• [To be done]
Set down the material below word for word, excluding the pictures.

#### Supplied material ####

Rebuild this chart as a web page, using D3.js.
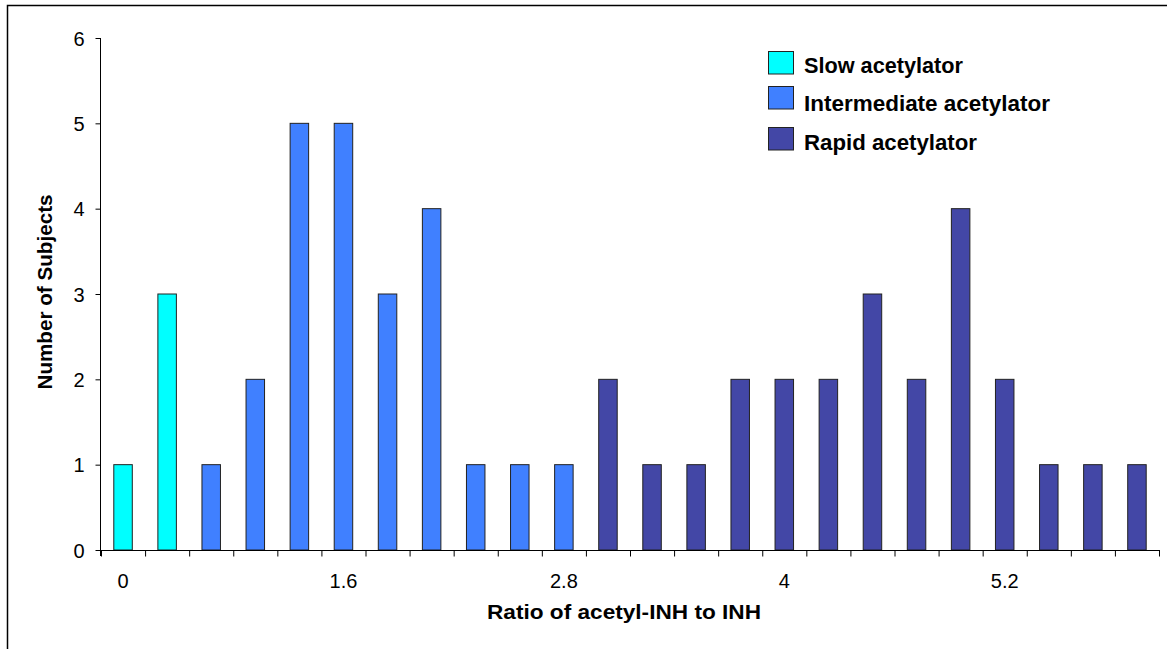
<!DOCTYPE html>
<html>
<head>
<meta charset="utf-8">
<script src="https://cdn.jsdelivr.net/npm/d3@7/dist/d3.min.js"></script>
<style>
  html, body { margin: 0; padding: 0; background: #fff; }
  svg { display: block; }
  text { font-family: "Liberation Sans", Arial, sans-serif; fill: #000; }
</style>
</head>
<body>
<svg id="chart" width="1167" height="649"></svg>
<script>
// Histogram of acetyl-INH / INH ratio, coloured by acetylator phenotype
const binLabels = ["0", "", "", "", "", "1.6", "", "", "", "", "2.8", "", "", "", "", "4",
                   "", "", "", "", "5.2", "", "", ""];
const slowCounts = [1, 3];
const intermediateCounts = [1, 2, 5, 5, 3, 4, 1, 1, 1];
const rapidCounts = [2, 1, 1, 2, 2, 2, 3, 2, 4, 2, 1, 1, 1];
const groupNames = ["Slow acetylator", "Intermediate  acetylator", "Rapid  acetylator"];
const groupColors = ["#00ffff", "#4080ff", "#4347a6"];
const yTicks = [0, 1, 2, 3, 4, 5, 6];

const bars = [];
[slowCounts, intermediateCounts, rapidCounts].forEach((arr, g) => {
  arr.forEach(v => bars.push({ idx: bars.length, value: v, group: g }));
});

const svg = d3.select("#chart");

// outer frame
svg.append("rect")
  .attr("x", 7.5).attr("y", 5.5)
  .attr("width", 1200).attr("height", 700)
  .attr("fill", "none").attr("stroke", "#000").attr("stroke-width", 1.5);

const x = d3.scaleBand().domain(d3.range(binLabels.length)).range([101, 1159]);
const y = d3.scaleLinear().domain([0, 6]).range([550, 38]);

// bars
const barW = 18.5;
svg.append("g").selectAll("rect").data(bars).join("rect")
  .attr("x", d => x(d.idx) + (x.bandwidth() - barW) / 2)
  .attr("y", d => y(d.value))
  .attr("width", barW)
  .attr("height", d => y(0) - y(d.value))
  .attr("fill", d => groupColors[d.group])
  .attr("stroke", "#222")
  .attr("stroke-width", 1);

// y axis
const yAxis = svg.append("g").attr("transform", "translate(100.5,0)")
  .call(d3.axisLeft(y).tickValues(yTicks).tickFormat(d3.format("d")).tickSize(5).tickPadding(11));
yAxis.select(".domain").attr("d", `M0,${y(6)}V556`).attr("stroke", "#000");
yAxis.selectAll("text").attr("font-size", null).style("font-size", "20px").attr("dy", "0.35em");

// x axis with ticks at bin boundaries
const xg = svg.append("g").attr("transform", "translate(0,550.5)");
xg.append("line").attr("x1", 100).attr("x2", 1160).attr("stroke", "#000");
xg.selectAll("line.tk").data(d3.range(binLabels.length + 1)).join("line")
  .attr("class", "tk")
  .attr("x1", i => (i < binLabels.length ? x(i) : x.range()[1]) + 0.5)
  .attr("x2", i => (i < binLabels.length ? x(i) : x.range()[1]) + 0.5)
  .attr("y1", 0).attr("y2", 6).attr("stroke", "#000");
xg.selectAll("text").data(binLabels.map((t, i) => ({ t, i })).filter(d => d.t)).join("text")
  .attr("x", d => x(d.i) + x.bandwidth() / 2)
  .attr("y", 37)
  .attr("text-anchor", "middle")
  .style("font-size", "20px")
  .text(d => d.t);

// axis titles
svg.append("text")
  .attr("x", 624).attr("y", 619)
  .attr("text-anchor", "middle")
  .attr("textLength", 274).attr("lengthAdjust", "spacingAndGlyphs")
  .style("font-size", "20px").style("font-weight", "bold")
  .text("Ratio of acetyl-INH to INH");

svg.append("text")
  .attr("transform", "translate(52,292) rotate(-90)")
  .attr("text-anchor", "middle")
  .attr("textLength", 195).attr("lengthAdjust", "spacingAndGlyphs")
  .style("font-size", "20px").style("font-weight", "bold")
  .text("Number of Subjects");

// legend
const legendRows = [
  { top: 51, base: 73, w: 159 },
  { top: 86, base: 110.5, w: 246 },
  { top: 127, base: 149.5, w: 173 }
];
const lg = svg.append("g");
legendRows.forEach((r, i) => {
  lg.append("rect")
    .attr("x", 768.5).attr("y", r.top + 0.5)
    .attr("width", 25).attr("height", 22.5)
    .attr("fill", groupColors[i]).attr("stroke", "#222").attr("stroke-width", 1);
  lg.append("text")
    .attr("x", 804).attr("y", r.base)
    .attr("textLength", r.w).attr("lengthAdjust", "spacingAndGlyphs")
    .style("font-size", "22px").style("font-weight", "bold")
    .text(groupNames[i]);
});
</script>
</body>
</html>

####

• [The completed task]
Rebuild this chart as a web page, using D3.js.
<!DOCTYPE html>
<html>
<head>
<meta charset="utf-8">
<script src="https://cdn.jsdelivr.net/npm/d3@7/dist/d3.min.js"></script>
<style>
  html, body { margin: 0; padding: 0; background: #fff; }
  svg { display: block; }
  text { font-family: "Liberation Sans", Arial, sans-serif; fill: #000; }
</style>
</head>
<body>
<svg id="chart" width="1167" height="649"></svg>
<script>
// Histogram of acetyl-INH / INH ratio, coloured by acetylator phenotype
const binLabels = ["0", "", "", "", "", "1.6", "", "", "", "", "2.8", "", "", "", "", "4",
                   "", "", "", "", "5.2", "", "", ""];
const slowCounts = [1, 3];
const intermediateCounts = [1, 2, 5, 5, 3, 4, 1, 1, 1];
const rapidCounts = [2, 1, 1, 2, 2, 2, 3, 2, 4, 2, 1, 1, 1];
const groupNames = ["Slow acetylator", "Intermediate  acetylator", "Rapid  acetylator"];
const groupColors = ["#00ffff", "#4080ff", "#4347a6"];
const yTicks = [0, 1, 2, 3, 4, 5, 6];

const bars = [];
[slowCounts, intermediateCounts, rapidCounts].forEach((arr, g) => {
  arr.forEach(v => bars.push({ idx: bars.length, value: v, group: g }));
});

const svg = d3.select("#chart");

// outer frame
svg.append("rect")
  .attr("x", 7.5).attr("y", 5.5)
  .attr("width", 1200).attr("height", 700)
  .attr("fill", "none").attr("stroke", "#000").attr("stroke-width", 1.5);

const x = d3.scaleBand().domain(d3.range(binLabels.length)).range([101, 1159]);
const y = d3.scaleLinear().domain([0, 6]).range([550, 38]);

// bars
const barW = 18.5;
svg.append("g").selectAll("rect").data(bars).join("rect")
  .attr("x", d => x(d.idx) + (x.bandwidth() - barW) / 2)
  .attr("y", d => y(d.value))
  .attr("width", barW)
  .attr("height", d => y(0) - y(d.value))
  .attr("fill", d => groupColors[d.group])
  .attr("stroke", "#222")
  .attr("stroke-width", 1);

// y axis
const yAxis = svg.append("g").attr("transform", "translate(100.5,0)")
  .call(d3.axisLeft(y).tickValues(yTicks).tickFormat(d3.format("d")).tickSize(5).tickPadding(11));
yAxis.select(".domain").attr("d", `M0,${y(6)}V556`).attr("stroke", "#000");
yAxis.selectAll("text").attr("font-size", null).style("font-size", "20px").attr("dy", "0.35em");

// x axis with ticks at bin boundaries
const xg = svg.append("g").attr("transform", "translate(0,550.5)");
xg.append("line").attr("x1", 100).attr("x2", 1160).attr("stroke", "#000");
xg.selectAll("line.tk").data(d3.range(binLabels.length + 1)).join("line")
  .attr("class", "tk")
  .attr("x1", i => (i < binLabels.length ? x(i) : x.range()[1]) + 0.5)
  .attr("x2", i => (i < binLabels.length ? x(i) : x.range()[1]) + 0.5)
  .attr("y1", 0).attr("y2", 6).attr("stroke", "#000");
xg.selectAll("text").data(binLabels.map((t, i) => ({ t, i })).filter(d => d.t)).join("text")
  .attr("x", d => x(d.i) + x.bandwidth() / 2)
  .attr("y", 37)
  .attr("text-anchor", "middle")
  .style("font-size", "20px")
  .text(d => d.t);

// axis titles
svg.append("text")
  .attr("x", 624).attr("y", 619)
  .attr("text-anchor", "middle")
  .attr("textLength", 274).attr("lengthAdjust", "spacingAndGlyphs")
  .style("font-size", "20px").style("font-weight", "bold")
  .text("Ratio of acetyl-INH to INH");

svg.append("text")
  .attr("transform", "translate(52,292) rotate(-90)")
  .attr("text-anchor", "middle")
  .attr("textLength", 195).attr("lengthAdjust", "spacingAndGlyphs")
  .style("font-size", "20px").style("font-weight", "bold")
  .text("Number of Subjects");

// legend
const legendRows = [
  { top: 51, base: 73, w: 159 },
  { top: 86, base: 110.5, w: 246 },
  { top: 127, base: 149.5, w: 173 }
];
const lg = svg.append("g");
legendRows.forEach((r, i) => {
  lg.append("rect")
    .attr("x", 768.5).attr("y", r.top + 0.5)
    .attr("width", 25).attr("height", 22.5)
    .attr("fill", groupColors[i]).attr("stroke", "#222").attr("stroke-width", 1);
  lg.append("text")
    .attr("x", 804).attr("y", r.base)
    .attr("textLength", r.w).attr("lengthAdjust", "spacingAndGlyphs")
    .style("font-size", "22px").style("font-weight", "bold")
    .text(groupNames[i]);
});
</script>
</body>
</html>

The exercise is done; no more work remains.